Melvin was being extra nice to her, even though he’d come home smelling like cologne again, or maybe because of it. “Can I get you coffee? Do you want pancakes?” Did he even know how to make them? And those lovely hugs from behind.

A kill at the plant was no big deal, but at home it wasn’t easy at all. She didn’t watch while Mel roped the pig’s neck and lured it with bananas to a cleaned-up section of the barn. But she had to come in when he pushed it against the wall and nearly strangled it to make it be still, which of course made it struggle more. Then the worst part, when Melvin started singing to it, the lullaby he used when it came to them as a feeder pig, “All the Pretty Little Horses.” The two of them stood there looking into each other’s eyes like lovers.

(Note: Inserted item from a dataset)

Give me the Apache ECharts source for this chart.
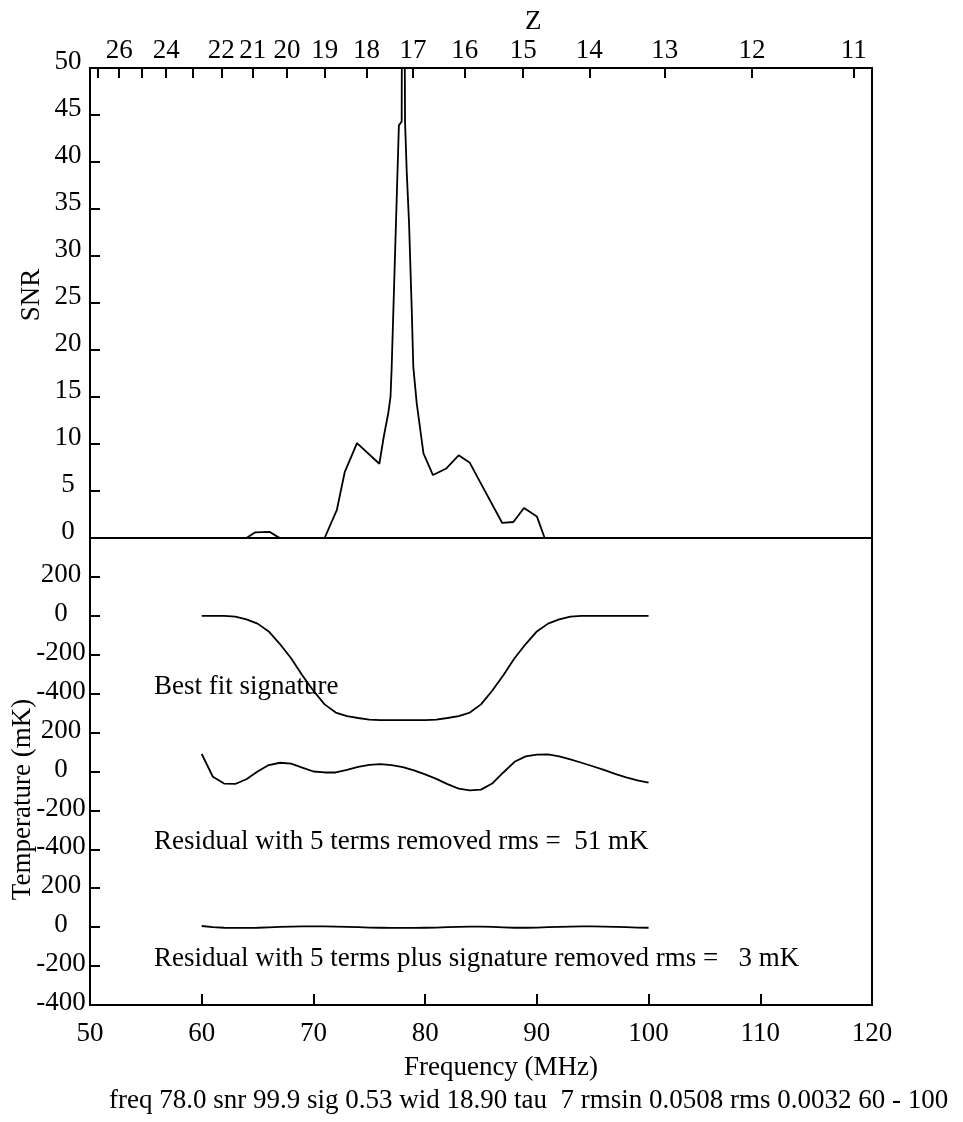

The pig, still now, so it was easy to place the pistol at just the right place on the forehead.

Wilbur fell onto the tarp they’d laid out. It was a good stun, no feet clawing the air.

“Give me that knife damn it. She held out her hand like a surgeon demanding a scalpel. He didn’t deliver though, so she had to pick it up herself. At least Melvin had sharpened it. Kneeling against its body, she plunged it into his neck and sliced upward, like she’d seen Andy do so many times, and the blood flowed.

“Mel, where are you? We’ve got to catch this blood.”

He was supposed to be there with a pail, but blood gushed red all over the blue tarp.

She looked down at her hands without recognizing them, so covered with blood.

“How could you leave me with this,” she shouted.

He came back with a clean pail. “Here I am.”

Nora stood up and bloodied her knees with her red hands. She picked up the bolt pistol and walked towards him. There on his forehead was just the right place. It would stun him, that was all; it wouldn’t kill him. But all she could do was wipe her bloody hands across his clean plaid shirt. He didn’t move, but she did. It took a long time to get the blood out of her old pair of jeans, which she could have just thrown away the way they were. No, she had to get the blood out first.